_WORK TO COMPLETE_
Below are records; please write out exactly the lines from the first line through the line containing "GRID_X0, GRID_X1 = 2014.81, 2023.34", with no pictures.
== ITEMS ==
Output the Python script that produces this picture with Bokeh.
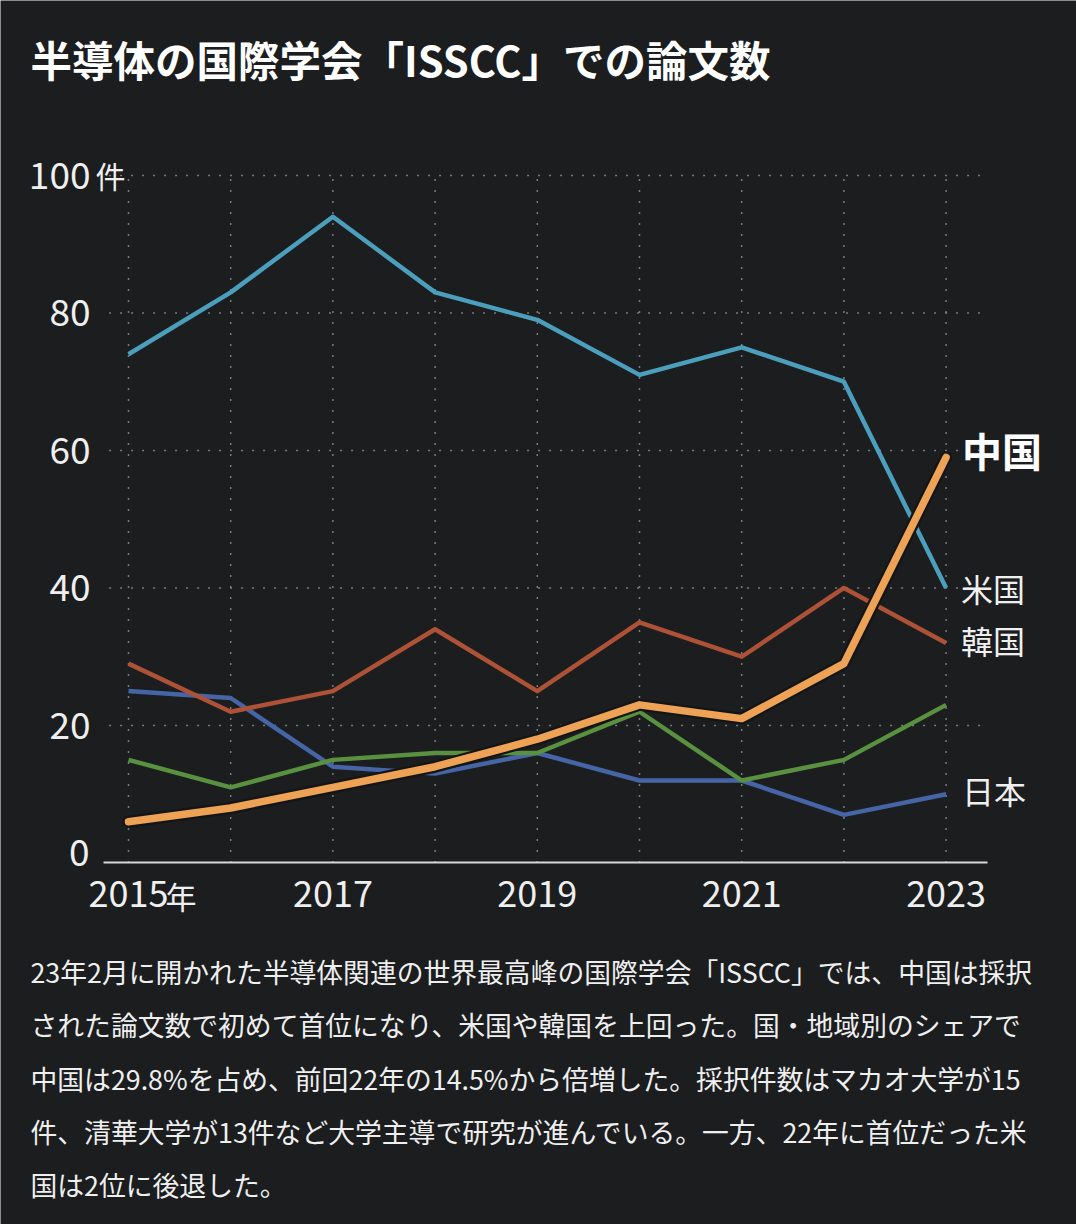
from bokeh.plotting import figure
from bokeh.models import Label, FixedTicker, Range1d
from bokeh.embed import file_html
from bokeh.resources import INLINE

# ---------------- data ----------------
years = [2015, 2016, 2017, 2018, 2019, 2020, 2021, 2022, 2023]
usa = [74, 83, 94, 83, 79, 71, 75, 70, 40]
korea = [29, 22, 25, 34, 25, 35, 30, 40, 32]
japan = [25, 24, 14, 13, 16, 12, 12, 7, 10]
other = [15, 11, 15, 16, 16, 22, 12, 15, 23]   # green series (unlabelled)
china = [6, 8, 11, 14, 18, 23, 21, 29, 59]

x_ticks = [2015, 2017, 2019, 2021, 2023]
x_tick_labels = ["2015", "2017", "2019", "2021", "2023"]
y_ticks = [0, 20, 40, 60, 80, 100]
y_tick_labels = ["0", "20", "40", "60", "80", "100"]

title_text = "半導体の国際学会「ISSCC」での論文数"
caption_lines = [
    "23年2月に開かれた半導体関連の世界最高峰の国際学会「ISSCC」では、中国は採択",
    "された論文数で初めて首位になり、米国や韓国を上回った。国・地域別のシェアで",
    "中国は29.8%を占め、前回22年の14.5%から倍増した。採択件数はマカオ大学が15",
    "件、清華大学が13件など大学主導で研究が進んでいる。一方、22年に首位だった米",
    "国は2位に後退した。",
]

# ---------------- style ----------------
W, H = 1076, 1224
BG = "#1b1d1f"
TXT = "#efefef"
FONT = "Noto Sans CJK JP"
C_USA = "#4c9fbc"
C_KOR = "#ad5236"
C_JPN = "#4565a6"
C_OTH = "#5a9140"
C_CHN = "#eea256"
GRID = "#888d90"

# plot area (in data units) and full-canvas view ranges
X_LO, X_HI = 2013.7476, 2024.2759
Y_LO, Y_HI = -52.58, 125.45
AXIS_X0, AXIS_X1 = 2014.755, 2023.405
GRID_X0, GRID_X1 = 2014.81, 2023.34

p = figure(width=W, height=H,
           x_range=Range1d(X_LO, X_HI), y_range=Range1d(Y_LO, Y_HI),
           output_backend="svg", toolbar_location=None,
           min_border=0, min_border_left=0, min_border_right=0,
           min_border_top=0, min_border_bottom=0)
p.background_fill_color = BG
p.border_fill_color = BG
p.outline_line_color = None
p.xgrid.visible = False
p.ygrid.visible = False

# dotted grid lines built from tick arrays
p.segment(x0=years, x1=years, y0=[y_ticks[0]] * len(years), y1=[y_ticks[-1]] * len(years),
          line_color=GRID, line_alpha=0.85, line_width=1.5, line_dash="2 9")
p.segment(x0=[GRID_X0] * (len(y_ticks) - 1), x1=[GRID_X1] * (len(y_ticks) - 1),
          y0=y_ticks[1:], y1=y_ticks[1:],
          line_color=GRID, line_alpha=0.85, line_width=1.5, line_dash="2 9")

# axes
xa = p.xaxis[0]
xa.fixed_location = 0
xa.bounds = (AXIS_X0, AXIS_X1)
xa.ticker = FixedTicker(ticks=x_ticks)
xa.major_label_overrides = {t: l for t, l in zip(x_ticks, x_tick_labels)}
xa.axis_line_color = "#d8d8d8"
xa.axis_line_width = 2
xa.major_tick_line_color = None
xa.minor_tick_line_color = None
xa.major_label_text_color = TXT
xa.major_label_text_font = FONT
xa.major_label_text_font_size = "36px"
xa.major_label_standoff = 12

ya = p.yaxis[0]
ya.fixed_location = AXIS_X0
ya.bounds = (0, 100)
ya.ticker = FixedTicker(ticks=y_ticks)
# the "0" label sits a little above the baseline; drawn separately below
ya.major_label_overrides = {t: ("" if t == y_ticks[0] else l)
                            for t, l in zip(y_ticks, y_tick_labels)}
ya.axis_line_color = None
ya.major_tick_line_color = None
ya.minor_tick_line_color = None
ya.major_label_text_color = TXT
ya.major_label_text_font = FONT
ya.major_label_text_font_size = "37px"
ya.major_label_standoff = 7

p.add_layout(Label(x=AXIS_X0, x_offset=-14, y=y_ticks[0], y_offset=10,
                   text=y_tick_labels[0], text_color=TXT, text_font=FONT,
                   text_font_size="37px", text_align="right", text_baseline="middle"))

# lines
p.line(years, usa, line_color=C_USA, line_width=4.5, line_join="round")
p.line(years, japan, line_color=C_JPN, line_width=4.5, line_join="round")
p.line(years, other, line_color=C_OTH, line_width=4.5, line_join="round")
p.line(years, korea, line_color=C_KOR, line_width=4.5, line_join="round")
p.line(years, china, line_color="#141516", line_width=12, line_join="round", line_cap="round")
p.line(years, china, line_color=C_CHN, line_width=7.5, line_join="round", line_cap="round")

# series labels at end of lines
series_labels = [("中国", china, "bold", "40px", 16, 7), ("米国", usa, "normal", "32px", 15, 0),
                 ("韓国", korea, "normal", "32px", 15, 3), ("日本", japan, "normal", "32px", 16, 4)]
for name, vals, style, size, dx, dy in series_labels:
    p.add_layout(Label(x=years[-1], y=vals[-1], x_offset=dx, y_offset=dy, text=name,
                       text_color="#ffffff" if style == "bold" else TXT,
                       text_font=FONT, text_font_style=style, text_font_size=size,
                       text_baseline="middle", text_align="left"))

# unit suffixes
p.add_layout(Label(x=x_ticks[0], x_offset=-33, y=y_ticks[-1], text="件", text_color=TXT,
                   text_font=FONT, text_font_size="30px", text_baseline="middle"))
p.add_layout(Label(x=x_ticks[0], x_offset=37, y=0, y_offset=-33, text="年",
                   text_color=TXT, text_font=FONT, text_font_size="31px",
                   text_baseline="middle"))

# title
p.add_layout(Label(x=30, y=H - 58, x_units="screen", y_units="screen", text=title_text,
                   text_color="#ffffff", text_font=FONT, text_font_style="bold",
                   text_font_size="41.5px", text_baseline="middle"))

# caption
for i, line in enumerate(caption_lines):
    p.add_layout(Label(x=30, y=H - 971 - 53.3 * i, x_units="screen", y_units="screen",
                       text=line, text_color=TXT, text_font=FONT,
                       text_font_size="26.8px", text_baseline="middle"))

open("out.html", "w").write(file_html(p, INLINE))
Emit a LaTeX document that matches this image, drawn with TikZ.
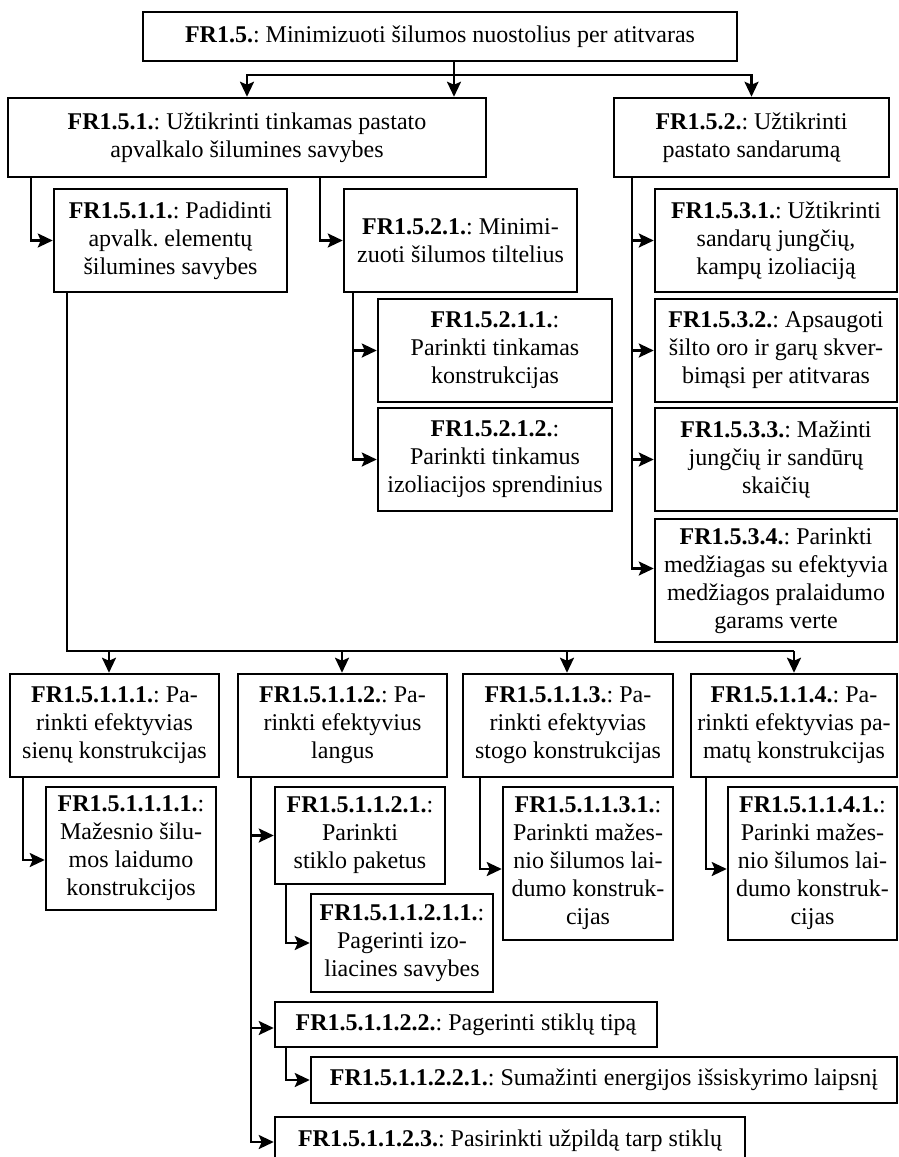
\documentclass[tikz,border=0pt]{standalone}
\usepackage{fontspec}
\setmainfont{Liberation Serif}
\usetikzlibrary{arrows.meta}
\frenchspacing
\tikzset{
  fr/.style={draw, line width=2.5pt, inner xsep=0pt, inner ysep=0pt, align=center,
             font=\fontsize{24}{28}\selectfont},
  wire/.style={line width=2.4pt},
  arr/.style={wire, -{Stealth[length=15pt,width=14pt,inset=3pt]}},
}
\begin{document}
\begin{tikzpicture}[x=1pt, y=-1pt]
\fill[white] (0,0) rectangle (898,1157);
\useasboundingbox (0,0) rectangle (898,1157);

% ---------- level 1 and 2 ----------
\node[fr, minimum width=594pt, minimum height=49pt] (top) at (440,36.5)
  {\textbf{FR1.5.}: Minimizuoti šilumos nuostolius per atitvaras};
\node[fr, minimum width=478pt, minimum height=79pt] (n1) at (247,137.5)
  {\textbf{FR1.5.1.}: Užtikrinti tinkamas pastato\\apvalkalo šilumines savybes};
\node[fr, minimum width=275pt, minimum height=79pt] (n2) at (751.5,137.5)
  {\textbf{FR1.5.2.}: Užtikrinti\\pastato sandarumą};

% ---------- level 3 ----------
\node[fr, minimum width=233pt, minimum height=103pt] (n11) at (170.5,240.5)
  {\textbf{FR1.5.1.1.}: Padidinti\\apvalk. elementų\\šilumines savybes};
\node[fr, minimum width=233pt, minimum height=103pt] (n21) at (460.5,240.5)
  {\textbf{FR1.5.2.1.}: Minimi-\\zuoti šilumos tiltelius};
\node[fr, minimum width=242pt, minimum height=103pt] (n31) at (776,240.5)
  {\textbf{FR1.5.3.1.}: Užtikrinti\\sandarų jungčių,\\kampų izoliaciją};

\node[fr, minimum width=234pt, minimum height=103pt] (n211) at (495,350.5)
  {\textbf{FR1.5.2.1.1.}:\\Parinkti tinkamas\\konstrukcijas};
\node[fr, minimum width=234pt, minimum height=103pt] (n212) at (495,459.5)
  {\textbf{FR1.5.2.1.2.}:\\Parinkti tinkamus\\izoliacijos sprendinius};
\node[fr, minimum width=242pt, minimum height=103pt] (n32) at (776,350.5)
  {\textbf{FR1.5.3.2.}: Apsaugoti\\šilto oro ir garų skver-\\bimąsi per atitvaras};
\node[fr, minimum width=242pt, minimum height=103pt] (n33) at (776,459.5)
  {\textbf{FR1.5.3.3.}: Mažinti\\jungčių ir sandūrų\\skaičių};
\node[fr, minimum width=242pt, minimum height=123pt] (n34) at (776,580.5)
  {\textbf{FR1.5.3.4.}: Parinkti\\medžiagas su efektyvia\\medžiagos pralaidumo\\garams verte};

% ---------- element row ----------
\node[fr, minimum width=209pt, minimum height=103pt] (r1) at (114.5,725.5)
  {\textbf{FR1.5.1.1.1.}: Pa-\\rinkti efektyvias\\sienų konstrukcijas};
\node[fr, minimum width=209pt, minimum height=103pt] (r2) at (342.5,725.5)
  {\textbf{FR1.5.1.1.2.}: Pa-\\rinkti efektyvius\\langus};
\node[fr, minimum width=210pt, minimum height=103pt] (r3) at (568,725.5)
  {\textbf{FR1.5.1.1.3.}: Pa-\\rinkti efektyvias\\stogo konstrukcijas};
\node[fr, minimum width=206pt, minimum height=103pt] (r4) at (794,725.5)
  {\textbf{FR1.5.1.1.4.}: Pa-\\rinkti efektyvias pa-\\matų konstrukcijas};

\node[fr, minimum width=170pt, minimum height=123pt] (s1) at (131,848.5)
  {\textbf{FR1.5.1.1.1.1.}:\\Mažesnio šilu-\\mos laidumo\\konstrukcijos};
\node[fr, minimum width=170pt, minimum height=97pt] (s21) at (360,835.5)
  {\textbf{FR1.5.1.1.2.1.}:\\Parinkti\\stiklo paketus};
\node[fr, minimum width=182pt, minimum height=98pt] (s211) at (402,943)
  {\textbf{FR1.5.1.1.2.1.1.}:\\Pagerinti izo-\\liacines savybes};
\node[fr, minimum width=170pt, minimum height=153pt] (s3) at (588,863.5)
  {\textbf{FR1.5.1.1.3.1.}:\\Parinkti mažes-\\nio šilumos lai-\\dumo konstruk-\\cijas};
\node[fr, minimum width=169pt, minimum height=153pt] (s4) at (812.5,863.5)
  {\textbf{FR1.5.1.1.4.1.}:\\Parinki mažes-\\nio šilumos lai-\\dumo konstruk-\\cijas};

\node[fr, minimum width=382pt, minimum height=45pt] (s22) at (466,1024.5)
  {\textbf{FR1.5.1.1.2.2.}: Pagerinti stiklų tipą};
\node[fr, minimum width=586pt, minimum height=46pt] (s221) at (604,1080)
  {\textbf{FR1.5.1.1.2.2.1.}: Sumažinti energijos išsiskyrimo laipsnį};
\node[fr, minimum width=470pt, minimum height=48pt] (s23) at (510,1141)
  {\textbf{FR1.5.1.1.2.3.}: Pasirinkti užpildą tarp stiklų};

% ---------- trunk positions ----------
\coordinate (t0) at (454,75);
\coordinate (tL) at (247,75);
\coordinate (v1) at (31,0);
\coordinate (v2) at (320,0);
\coordinate (v3) at (632,0);
\coordinate (v21) at (353,0);
\coordinate (v11) at (67,0);
\coordinate (b1) at (109,651);
\coordinate (b2) at (342,651);
\coordinate (b3) at (567,651);
\coordinate (b4) at (794,651);
\coordinate (w1) at (23,0);
\coordinate (w2) at (251,0);
\coordinate (w21) at (286,0);
\coordinate (w3) at (480,0);
\coordinate (w4) at (706,0);

% ---------- connectors ----------
\draw[arr] (top.south -| t0) -- (n1.north -| t0);
\draw[arr] (t0) -| (n1.north -| tL);
\draw[arr] (t0) -| (n2.north);

\draw[arr] (n1.south -| v1) |- (n11.west);
\draw[arr] (n1.south -| v2) |- (n21.west);

\draw[arr] (n2.south -| v3) |- (n31.west);
\draw[arr] (n2.south -| v3) |- (n32.west);
\draw[arr] (n2.south -| v3) |- (n33.west);
\draw[arr] (n2.south -| v3) |- ([yshift=12pt]n34.west);

\draw[arr] (n21.south -| v21) |- (n211.west);
\draw[arr] (n21.south -| v21) |- (n212.west);

\draw[wire] (n11.south -| v11) |- (b4);
\draw[arr] (b1) -- (r1.north -| b1);
\draw[arr] (b2) -- (r2.north -| b2);
\draw[arr] (b3) -- (r3.north -| b3);
\draw[arr] (b4) -- (r4.north -| b4);

\draw[arr] (r1.south -| w1) |- ([yshift=-11.5pt]s1.west);
\draw[arr] (r2.south -| w2) |- (s21.west);
\draw[arr] (r2.south -| w2) |- ([yshift=-3.5pt]s22.west);
\draw[arr] (r2.south -| w2) |- ([yshift=-1pt]s23.west);
\draw[arr] (s21.south -| w21) |- (s211.west);
\draw[arr] (s22.south -| w21) |- (s221.west);
\draw[arr] (r3.south -| w3) |- ([yshift=-5.5pt]s3.west);
\draw[arr] (r4.south -| w4) |- ([yshift=-5.5pt]s4.west);
\end{tikzpicture}
\end{document}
===
_SOLUTION FOR THIS PROBLEM_
Output the Python script that produces this picture with Bokeh.
from bokeh.plotting import figure
from bokeh.models import Label, FixedTicker, Range1d
from bokeh.embed import file_html
from bokeh.resources import INLINE

# ---------------- data ----------------
years = [2015, 2016, 2017, 2018, 2019, 2020, 2021, 2022, 2023]
usa = [74, 83, 94, 83, 79, 71, 75, 70, 40]
korea = [29, 22, 25, 34, 25, 35, 30, 40, 32]
japan = [25, 24, 14, 13, 16, 12, 12, 7, 10]
other = [15, 11, 15, 16, 16, 22, 12, 15, 23]   # green series (unlabelled)
china = [6, 8, 11, 14, 18, 23, 21, 29, 59]

x_ticks = [2015, 2017, 2019, 2021, 2023]
x_tick_labels = ["2015", "2017", "2019", "2021", "2023"]
y_ticks = [0, 20, 40, 60, 80, 100]
y_tick_labels = ["0", "20", "40", "60", "80", "100"]

title_text = "半導体の国際学会「ISSCC」での論文数"
caption_lines = [
    "23年2月に開かれた半導体関連の世界最高峰の国際学会「ISSCC」では、中国は採択",
    "された論文数で初めて首位になり、米国や韓国を上回った。国・地域別のシェアで",
    "中国は29.8%を占め、前回22年の14.5%から倍増した。採択件数はマカオ大学が15",
    "件、清華大学が13件など大学主導で研究が進んでいる。一方、22年に首位だった米",
    "国は2位に後退した。",
]

# ---------------- style ----------------
W, H = 1076, 1224
BG = "#1b1d1f"
TXT = "#efefef"
FONT = "Noto Sans CJK JP"
C_USA = "#4c9fbc"
C_KOR = "#ad5236"
C_JPN = "#4565a6"
C_OTH = "#5a9140"
C_CHN = "#eea256"
GRID = "#888d90"

# plot area (in data units) and full-canvas view ranges
X_LO, X_HI = 2013.7476, 2024.2759
Y_LO, Y_HI = -52.58, 125.45
AXIS_X0, AXIS_X1 = 2014.755, 2023.405
GRID_X0, GRID_X1 = 2014.81, 2023.34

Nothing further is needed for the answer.